For detailed data on each application: gallium in semiconductors, gallium in 5G, gallium in LEDs, gallium in aerospace, gallium in solar.

What Has Gallium's Price Done Since 2023?

Gallium 4N metal (99.99% purity) traded at approximately $220-300/kg through 2022. Following China's export licensing announcement in July 2023, prices rose more than 27% within weeks. By early 2024, 4N prices reached $755/kg. The December 2024 full US export ban pushed prices higher. By May 2025, the peak was reported near $687-750/kg depending on the source and transaction type. The November 2025 suspension of the US export ban brought some softening, but prices as of early 2026 remained well above pre-controls levels.

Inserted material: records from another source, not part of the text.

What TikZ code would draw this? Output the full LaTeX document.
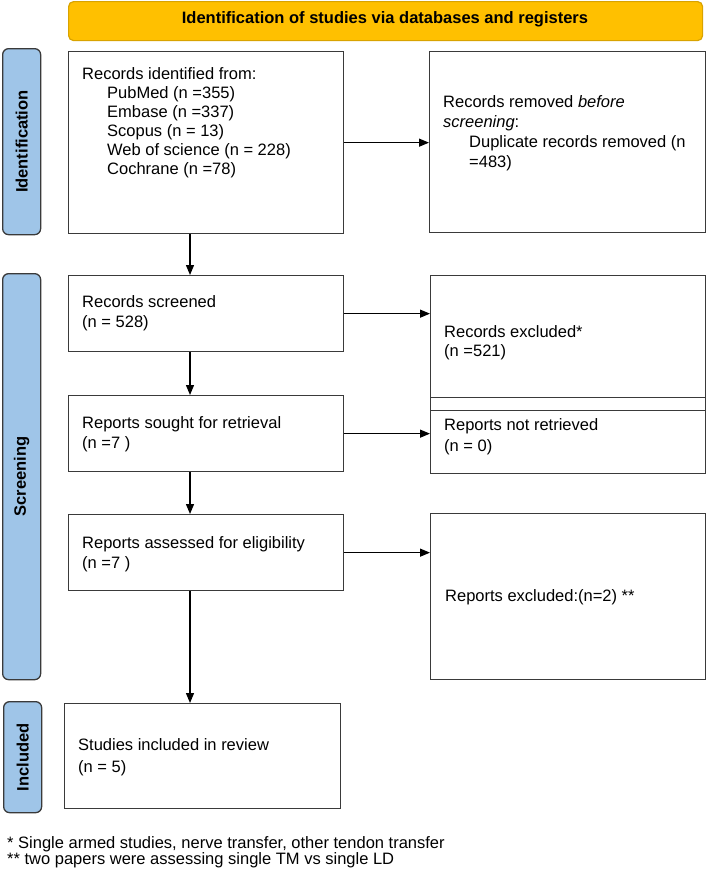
\documentclass[tikz,border=0pt]{standalone}
\usepackage{fontspec}
\setmainfont{Liberation Sans}
\usetikzlibrary{arrows.meta}
\definecolor{hdrfill}{HTML}{FFC000}
\definecolor{hdrline}{HTML}{D9A300}
\definecolor{barfill}{HTML}{9FC5E8}
\definecolor{boxline}{HTML}{3A3A3A}
\tikzset{
  box/.style={draw=boxline, line width=1.3pt, fill=white, rectangle, inner sep=0pt, anchor=north west},
  bar/.style={draw=boxline, line width=1.3pt, fill=barfill, rectangle, rounded corners=6pt, inner sep=0pt, anchor=north west},
  hdr/.style={draw=hdrline, line width=1.2pt, fill=hdrfill, rectangle, rounded corners=5pt, inner sep=0pt, anchor=north west},
  txt/.style={inner sep=0pt, anchor=north west, align=left, font=\fontsize{16.5}{20}\selectfont},
  lbl/.style={inner sep=0pt, rotate=90, font=\fontsize{16.5}{20}\selectfont\bfseries},
  arr/.style={line width=1.2pt, -{Triangle[length=10pt,width=8pt]}},
}
\begin{document}
\begin{tikzpicture}[x=1pt,y=-1pt]
\useasboundingbox (0,0) rectangle (708,871);
% header
\node[hdr, minimum width=634pt, minimum height=39pt] (hdr) at (68,1) {};
\node[inner sep=0pt, font=\fontsize{16.5}{20}\selectfont\bfseries] (hdrt) at (385,19) {Identification of studies via databases and registers};
% side bars
\node[bar, minimum width=38pt, minimum height=186pt] (bid) at (2,48) {};
\node[lbl] (bidt) at (bid.center) {Identification};
\node[bar, minimum width=38pt, minimum height=406pt] (bscr) at (2,273) {};
\node[lbl] (bscrt) at (bscr.center) {Screening};
\node[bar, minimum width=38pt, minimum height=111pt] (binc) at (3,701) {};
\node[lbl] (binct) at (binc.center) {Included};
% boxes
\node[box, minimum width=275pt, minimum height=182pt] (b1) at (68,51) {};
\node[box, minimum width=276pt, minimum height=181pt] (b2) at (429,51) {};
\node[box, minimum width=275pt, minimum height=76pt] (b3) at (68,275) {};
\node[box, minimum width=275pt, minimum height=122pt] (b4) at (430,275) {};
\node[box, minimum width=275pt, minimum height=13pt] (strip) at (430,397) {};
\node[box, minimum width=275pt, minimum height=63pt] (b5) at (430,410) {};
\node[box, minimum width=275pt, minimum height=76pt] (b6) at (68,395) {};
\node[box, minimum width=275pt, minimum height=76pt] (b7) at (68,514) {};
\node[box, minimum width=275pt, minimum height=166pt] (b8) at (430,513) {};
\node[box, minimum width=276pt, minimum height=105pt] (b9) at (64,703) {};
% texts
\node[txt, font=\fontsize{16.5}{19}\selectfont] (t1) at (82,67.5) {Records identified from:\\
\hspace*{25pt}PubMed (n =355)\\
\hspace*{25pt}Embase (n =337)\\
\hspace*{25pt}Scopus (n = 13)\\
\hspace*{25pt}Web of science (n = 228)\\
\hspace*{25pt}Cochrane (n =78)};
\node[txt] (t2) at (443,95.5) {Records removed \textit{before}\\
\textit{screening}:\\
\hspace*{26pt}Duplicate records removed (n\\
\hspace*{26pt}=483)};
\node[txt] (t3) at (82,295.5) {Records screened\\(n = 528)};
\node[txt, font=\fontsize{16.5}{19}\selectfont] (t4) at (444,325.5) {Records excluded*\\(n =521)};
\node[txt, font=\fontsize{16.5}{21}\selectfont] (t5) at (444,418.5) {Reports not retrieved\\(n = 0)};
\node[txt] (t6) at (82,416.5) {Reports sought for retrieval\\(n =7 )};
\node[txt] (t7) at (82,536.5) {Reports assessed for eligibility\\(n =7 )};
\node[txt] (t8) at (445,589.5) {Reports excluded:(n=2) **};
\node[txt, font=\fontsize{16.5}{22}\selectfont] (t9) at (78,738.5) {Studies included in review\\(n = 5)};
\node[txt, font=\fontsize{16.5}{15.7}\selectfont] (fn) at (7,836.5) {* Single armed studies, nerve transfer, other tendon transfer\\
** two papers were assessing single TM vs single LD};
% connectors
\coordinate (ax) at (190,0);
\draw[arr] (b1.east) -- (b1.east -| b2.west);
\draw[arr] (ax |- b1.south) -- (ax |- b3.north);
\draw[arr] (b3.east) -- (b3.east -| b4.west);
\draw[arr] (ax |- b3.south) -- (ax |- b6.north);
\draw[arr] (b6.east) -- (b6.east -| b5.west);
\draw[arr] (ax |- b6.south) -- (ax |- b7.north);
\draw[arr] (b7.east) -- (b7.east -| b8.west);
\draw[arr] (ax |- b7.south) -- (ax |- b9.north);
\end{tikzpicture}
\end{document}
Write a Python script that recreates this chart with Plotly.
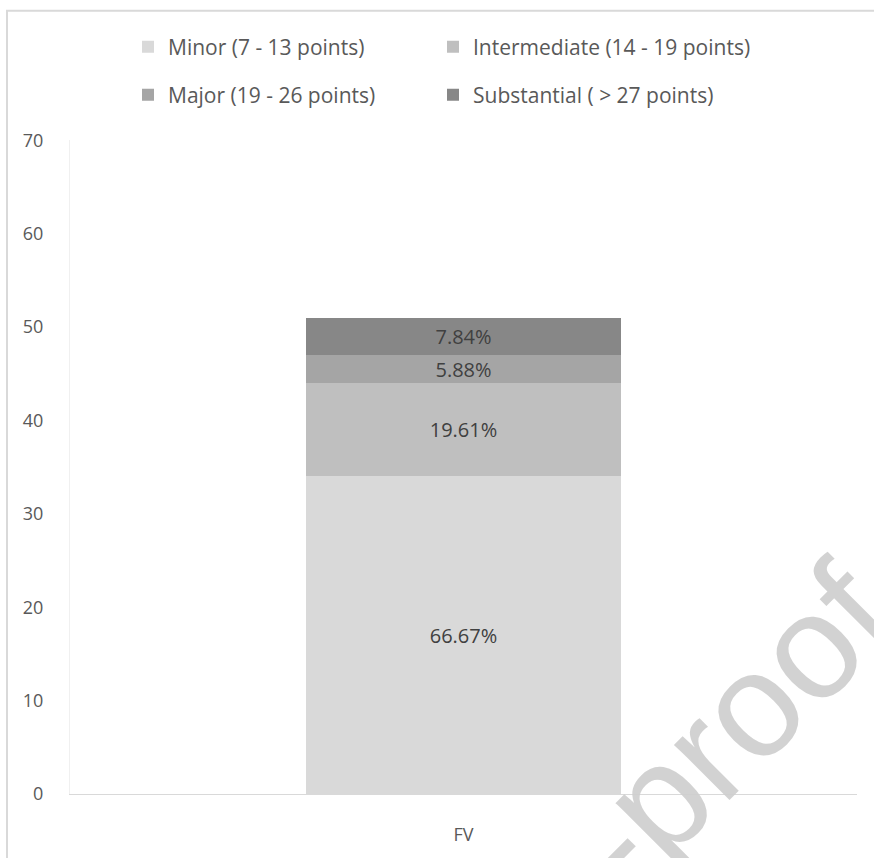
import plotly.graph_objects as go

# Severity bands for the FV group (respondent counts)
categories = ["FV"]
band_names = [
    "Minor (7 - 13 points)",
    "Intermediate (14 - 19 points)",
    "Major (19 - 26 points)",
    "Substantial ( > 27 points)",
]
band_counts = [34, 10, 3, 4]
band_colors = ["#d9d9d9", "#bfbfbf", "#a5a5a5", "#878787"]
y_ticks = [0, 10, 20, 30, 40, 50, 60, 70]

W, H = 874, 858
ML, MR, MT, MB = 70, 17, 138, 58
PW, PH = W - ML - MR, H - MT - MB

total = sum(band_counts)
font_family = "Open Sans, Liberation Sans, sans-serif"

# one single-entry legend per band so the 2x2 key can be placed freely
legend_ids = ["legend", "legend2", "legend3", "legend4"]
legend_pos = [(128, 47), (433, 47), (128, 95), (433, 95)]

fig = go.Figure()
for name, count, color, lid in zip(band_names, band_counts, band_colors, legend_ids):
    pct = count / total * 100
    fig.add_trace(go.Bar(
        x=categories,
        y=[count],
        name=name,
        legend=lid,
        marker=dict(color=color, line=dict(width=0)),
        text=[f"{pct:.2f}%"],
        textposition="inside",
        insidetextanchor="middle",
        textfont=dict(family=font_family, size=20, color="#404040"),
        hoverinfo="skip",
    ))


def px_x(x):
    return (x - ML) / PW


def px_y(y):
    return (H - MB - y) / PH


# outer frame: only its top and left edges fall inside the figure
fig.add_shape(type="rect", xref="paper", yref="paper",
              x0=px_x(7), x1=px_x(W + 20), y0=px_y(7), y1=px_y(H + 20),
              line=dict(color="#d9d9d9", width=2),
              fillcolor="rgba(0,0,0,0)", layer="below")

# diagonal watermark
fig.add_annotation(
    text="Journal Pre-proof", xref="paper", yref="paper",
    x=px_x(462), y=px_y(1003), xanchor="center", yanchor="middle",
    textangle=-45, showarrow=False,
    font=dict(family="Liberation Sans, Arial, sans-serif", size=148,
              color="rgba(205,205,205,0.9)"),
)

legend_style = dict(
    orientation="h",
    xref="container", yref="container",
    xanchor="left", yanchor="middle",
    font=dict(family=font_family, size=21, color="#595959"),
    bgcolor="rgba(0,0,0,0)",
)
legends = {
    lid: dict(legend_style, x=lx / W, y=1 - ly / H)
    for lid, (lx, ly) in zip(legend_ids, legend_pos)
}

fig.update_layout(
    width=W, height=H,
    margin=dict(l=ML, r=MR, t=MT, b=MB, pad=0),
    paper_bgcolor="white", plot_bgcolor="white",
    barmode="stack",
    bargap=0.6,
    showlegend=True,
    uniformtext=dict(minsize=20, mode="show"),
    xaxis=dict(
        showline=True, linecolor="#d9d9d9", linewidth=1,
        ticks="", showgrid=False, zeroline=False,
        ticklabelstandoff=24,
        tickfont=dict(family=font_family, size=18, color="#595959"),
    ),
    yaxis=dict(
        range=[0, 70], tickvals=y_ticks,
        showline=True, linecolor="#f0f0f0", linewidth=1,
        showgrid=False, zeroline=False, ticks="",
        ticklabelstandoff=22,
        tickfont=dict(family=font_family, size=18, color="#595959"),
    ),
    **legends,
)

fig.write_html("out.html")
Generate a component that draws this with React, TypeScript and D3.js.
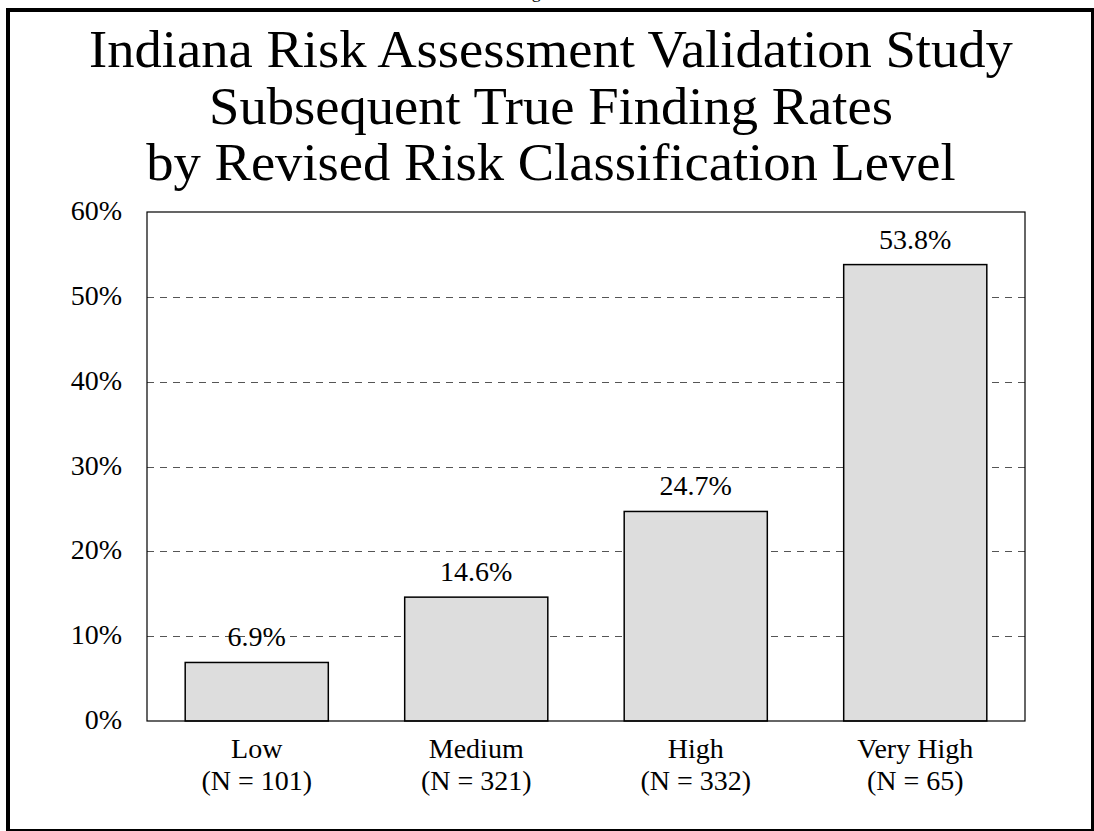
import React from "react";
import * as d3 from "d3";

const categories = ["Low", "Medium", "High", "Very High"];
const counts = ["(N = 101)", "(N = 321)", "(N = 332)", "(N = 65)"];
const rates = [6.9, 14.6, 24.7, 53.8];
const yTicks = [0, 10, 20, 30, 40, 50, 60];
const titleLines = [
  "Indiana Risk Assessment Validation Study",
  "Subsequent True Finding Rates",
  "by Revised Risk Classification Level",
];

const W = 1094;
const H = 831;
const FONT = "Liberation Serif, Times New Roman, Times, serif";
const ts = { fontFamily: FONT };

export default function App() {
  const plot = { left: 147, right: 1025, top: 212, bottom: 721 };
  const x = d3
    .scaleBand<string>()
    .domain(categories)
    .range([plot.left, plot.right])
    .paddingInner(0.348)
    .paddingOuter(0.174);
  const y = d3.scaleLinear().domain([0, 60]).range([plot.bottom, plot.top]);

  return (
    <svg
      width={W}
      height={H}
      style={{ position: "absolute", left: 0, top: 0, background: "#fff", fontFamily: FONT }}
    >
      <rect x={0} y={0} width={W} height={H} fill="#fff" />
      <text x={547} y={-2} fontSize={18} textAnchor="middle" fill="#000" style={ts}>
        Figure 1
      </text>
      <rect x={8} y={10} width={1085} height={821} fill="none" stroke="#000" strokeWidth={4} />

      <g transform="translate(551,0) scale(1.05,1)">
        {titleLines.map((t, i) => (
          <text key={t} x={0} y={67 + i * 56.7} fontSize={52} textAnchor="middle" fill="#000" style={ts}>
            {t}
          </text>
        ))}
      </g>

      {yTicks.filter((t) => t > 0 && t < 60).map((t) => (
        <line
          key={"g" + t}
          x1={plot.left}
          x2={plot.right}
          y1={Math.round(y(t)) + 0.5}
          y2={Math.round(y(t)) + 0.5}
          stroke="#555"
          strokeWidth={1}
          strokeDasharray="7,6"
        />
      ))}

      {categories.map((c, i) => (
        <rect
          key={"b" + c}
          x={x(c)!}
          y={y(rates[i])}
          width={x.bandwidth()}
          height={y(0) - y(rates[i])}
          fill="#dddddd"
          stroke="#000"
          strokeWidth={1.5}
        />
      ))}

      <rect
        x={plot.left}
        y={plot.top}
        width={plot.right - plot.left}
        height={plot.bottom - plot.top}
        fill="none"
        stroke="#000"
        strokeWidth={1.2}
      />

      {categories.map((c, i) => (
        <text
          key={"v" + c}
          x={x(c)! + x.bandwidth() / 2}
          y={y(rates[i]) - 16}
          fontSize={28}
          textAnchor="middle"
          fill="#000"
          style={ts}
        >
          {rates[i].toFixed(1) + "%"}
        </text>
      ))}

      {yTicks.map((t) => (
        <text key={"t" + t} x={122} y={y(t) + 8} fontSize={28} textAnchor="end" fill="#000" style={ts}>
          {t + "%"}
        </text>
      ))}

      {categories.map((c, i) => (
        <g key={"c" + c}>
          <text x={x(c)! + x.bandwidth() / 2} y={758} fontSize={28} textAnchor="middle" fill="#000" style={ts}>
            {c}
          </text>
          <text x={x(c)! + x.bandwidth() / 2} y={790} fontSize={28} textAnchor="middle" fill="#000" style={ts}>
            {counts[i]}
          </text>
        </g>
      ))}
    </svg>
  );
}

Argus Media publishes the industry benchmark price assessment for 4N and 6N gallium, used in long-term supply contracts. The 6N price trades at a 2-3x premium to 4N. See gallium price today for current assessed prices and gallium price history for the full dataset.

What Are the Milestones in Gallium's Commercial History?

Gallium's commercial history follows the development of compound semiconductor technology. The metal was a laboratory curiosity for 87 years after discovery, with no industrial application. The first GaAs laser in 1962 opened the compound semiconductor era. Nakamura's 1993 blue LED opened the white lighting and display era. The 5G rollout from 2019 onward created the largest single demand increase gallium has seen.